Job: Output the first line of the listing and each line after it, up to and including the line that contains "plt.rcParams['mathtext.rm'] = 'Liberation", exactly as written, minus the pictures.
* * *
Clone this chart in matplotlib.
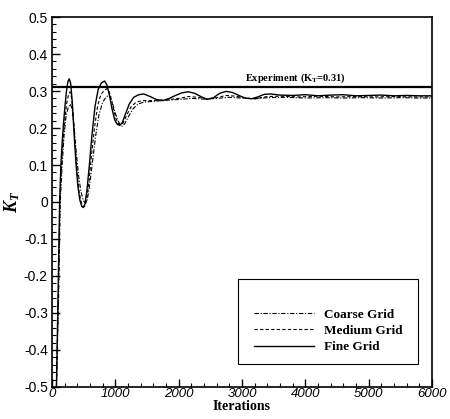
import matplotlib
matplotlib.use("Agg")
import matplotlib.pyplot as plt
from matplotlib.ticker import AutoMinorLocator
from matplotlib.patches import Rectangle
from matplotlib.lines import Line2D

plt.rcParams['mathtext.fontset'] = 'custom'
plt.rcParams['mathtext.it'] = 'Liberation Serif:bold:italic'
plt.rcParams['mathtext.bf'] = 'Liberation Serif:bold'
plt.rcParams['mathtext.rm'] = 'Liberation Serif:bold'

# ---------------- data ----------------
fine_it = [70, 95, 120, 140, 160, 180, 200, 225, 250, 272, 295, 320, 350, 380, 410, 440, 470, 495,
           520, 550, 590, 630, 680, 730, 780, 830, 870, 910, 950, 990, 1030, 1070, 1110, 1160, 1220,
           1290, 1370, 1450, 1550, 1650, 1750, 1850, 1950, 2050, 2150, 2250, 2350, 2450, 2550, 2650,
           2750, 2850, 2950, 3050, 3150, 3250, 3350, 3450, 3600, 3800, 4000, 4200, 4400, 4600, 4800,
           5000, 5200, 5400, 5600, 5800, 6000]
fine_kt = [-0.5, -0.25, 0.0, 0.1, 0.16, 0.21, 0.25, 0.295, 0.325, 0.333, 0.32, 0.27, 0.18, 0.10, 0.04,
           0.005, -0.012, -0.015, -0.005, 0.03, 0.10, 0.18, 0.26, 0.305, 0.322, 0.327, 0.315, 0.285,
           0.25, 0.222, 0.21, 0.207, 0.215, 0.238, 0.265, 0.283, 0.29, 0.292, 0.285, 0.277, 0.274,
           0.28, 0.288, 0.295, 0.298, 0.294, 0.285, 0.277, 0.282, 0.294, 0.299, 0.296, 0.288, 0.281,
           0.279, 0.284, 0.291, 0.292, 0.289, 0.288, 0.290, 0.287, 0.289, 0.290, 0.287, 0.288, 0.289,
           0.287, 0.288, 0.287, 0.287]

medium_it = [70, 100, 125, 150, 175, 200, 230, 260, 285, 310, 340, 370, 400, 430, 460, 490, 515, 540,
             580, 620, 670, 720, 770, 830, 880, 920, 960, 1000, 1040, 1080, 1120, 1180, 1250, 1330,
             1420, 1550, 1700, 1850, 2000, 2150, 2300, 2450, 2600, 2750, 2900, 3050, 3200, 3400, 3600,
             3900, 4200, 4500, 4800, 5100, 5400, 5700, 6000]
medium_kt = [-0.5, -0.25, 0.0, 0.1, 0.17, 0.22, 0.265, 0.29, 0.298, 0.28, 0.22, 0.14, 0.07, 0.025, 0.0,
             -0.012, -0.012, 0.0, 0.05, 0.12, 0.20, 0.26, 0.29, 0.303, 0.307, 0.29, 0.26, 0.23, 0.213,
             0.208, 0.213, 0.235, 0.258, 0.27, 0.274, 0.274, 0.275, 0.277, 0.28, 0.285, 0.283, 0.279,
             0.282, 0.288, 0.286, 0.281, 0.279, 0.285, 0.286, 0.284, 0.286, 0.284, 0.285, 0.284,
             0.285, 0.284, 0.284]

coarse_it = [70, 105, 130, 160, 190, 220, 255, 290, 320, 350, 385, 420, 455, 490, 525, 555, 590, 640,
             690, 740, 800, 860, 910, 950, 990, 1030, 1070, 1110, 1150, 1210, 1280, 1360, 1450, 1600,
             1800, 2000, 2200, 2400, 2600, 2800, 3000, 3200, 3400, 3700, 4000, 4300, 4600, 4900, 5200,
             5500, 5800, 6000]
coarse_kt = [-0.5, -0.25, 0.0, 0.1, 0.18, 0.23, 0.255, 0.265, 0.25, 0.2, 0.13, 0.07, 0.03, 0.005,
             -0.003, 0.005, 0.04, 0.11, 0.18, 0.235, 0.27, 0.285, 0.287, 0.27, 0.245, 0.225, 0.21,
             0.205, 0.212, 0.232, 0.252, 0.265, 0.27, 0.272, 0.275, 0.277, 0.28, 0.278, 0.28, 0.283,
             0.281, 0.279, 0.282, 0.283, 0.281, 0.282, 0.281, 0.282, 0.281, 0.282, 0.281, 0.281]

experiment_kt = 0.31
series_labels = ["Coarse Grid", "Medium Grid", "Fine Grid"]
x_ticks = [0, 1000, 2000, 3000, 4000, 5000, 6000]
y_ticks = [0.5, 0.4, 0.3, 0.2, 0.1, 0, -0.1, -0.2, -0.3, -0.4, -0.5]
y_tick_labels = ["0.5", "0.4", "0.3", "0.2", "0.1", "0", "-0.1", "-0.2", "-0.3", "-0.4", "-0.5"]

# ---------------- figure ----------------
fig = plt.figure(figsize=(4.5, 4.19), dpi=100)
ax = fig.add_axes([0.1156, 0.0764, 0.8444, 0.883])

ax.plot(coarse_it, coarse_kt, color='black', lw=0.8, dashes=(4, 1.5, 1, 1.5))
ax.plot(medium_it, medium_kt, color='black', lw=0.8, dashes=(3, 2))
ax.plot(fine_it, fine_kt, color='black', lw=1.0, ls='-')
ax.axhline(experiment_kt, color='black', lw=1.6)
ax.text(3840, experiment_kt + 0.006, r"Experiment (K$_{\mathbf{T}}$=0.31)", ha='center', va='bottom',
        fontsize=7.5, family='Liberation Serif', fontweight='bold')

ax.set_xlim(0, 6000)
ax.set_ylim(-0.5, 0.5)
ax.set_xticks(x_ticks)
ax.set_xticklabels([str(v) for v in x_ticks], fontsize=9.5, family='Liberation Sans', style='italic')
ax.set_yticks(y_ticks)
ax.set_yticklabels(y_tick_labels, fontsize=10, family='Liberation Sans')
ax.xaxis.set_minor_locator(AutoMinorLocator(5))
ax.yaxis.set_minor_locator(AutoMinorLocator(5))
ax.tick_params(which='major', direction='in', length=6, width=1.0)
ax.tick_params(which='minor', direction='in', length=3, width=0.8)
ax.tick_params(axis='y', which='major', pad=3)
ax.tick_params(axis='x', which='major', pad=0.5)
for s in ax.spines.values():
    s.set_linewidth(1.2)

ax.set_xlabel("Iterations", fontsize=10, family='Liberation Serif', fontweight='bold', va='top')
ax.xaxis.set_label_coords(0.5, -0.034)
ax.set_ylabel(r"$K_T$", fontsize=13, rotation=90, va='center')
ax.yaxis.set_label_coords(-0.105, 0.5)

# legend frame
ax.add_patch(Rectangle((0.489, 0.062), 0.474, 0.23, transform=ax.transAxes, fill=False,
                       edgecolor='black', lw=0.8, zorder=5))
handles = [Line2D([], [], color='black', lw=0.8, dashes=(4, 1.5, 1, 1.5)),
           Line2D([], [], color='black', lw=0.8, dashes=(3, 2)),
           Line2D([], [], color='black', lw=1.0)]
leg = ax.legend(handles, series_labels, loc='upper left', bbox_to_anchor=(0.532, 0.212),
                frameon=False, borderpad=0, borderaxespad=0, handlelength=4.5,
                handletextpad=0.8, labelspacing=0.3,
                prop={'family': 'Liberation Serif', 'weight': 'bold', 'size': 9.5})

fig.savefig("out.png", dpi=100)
* * *
Result for this task:
Clone this chart in matplotlib.
import matplotlib
matplotlib.use("Agg")
import matplotlib.pyplot as plt
from matplotlib.ticker import AutoMinorLocator
from matplotlib.patches import Rectangle
from matplotlib.lines import Line2D

plt.rcParams['mathtext.fontset'] = 'custom'
plt.rcParams['mathtext.it'] = 'Liberation Serif:bold:italic'
plt.rcParams['mathtext.bf'] = 'Liberation Serif:bold'
plt.rcParams['mathtext.rm'] = 'Liberation Serif:bold'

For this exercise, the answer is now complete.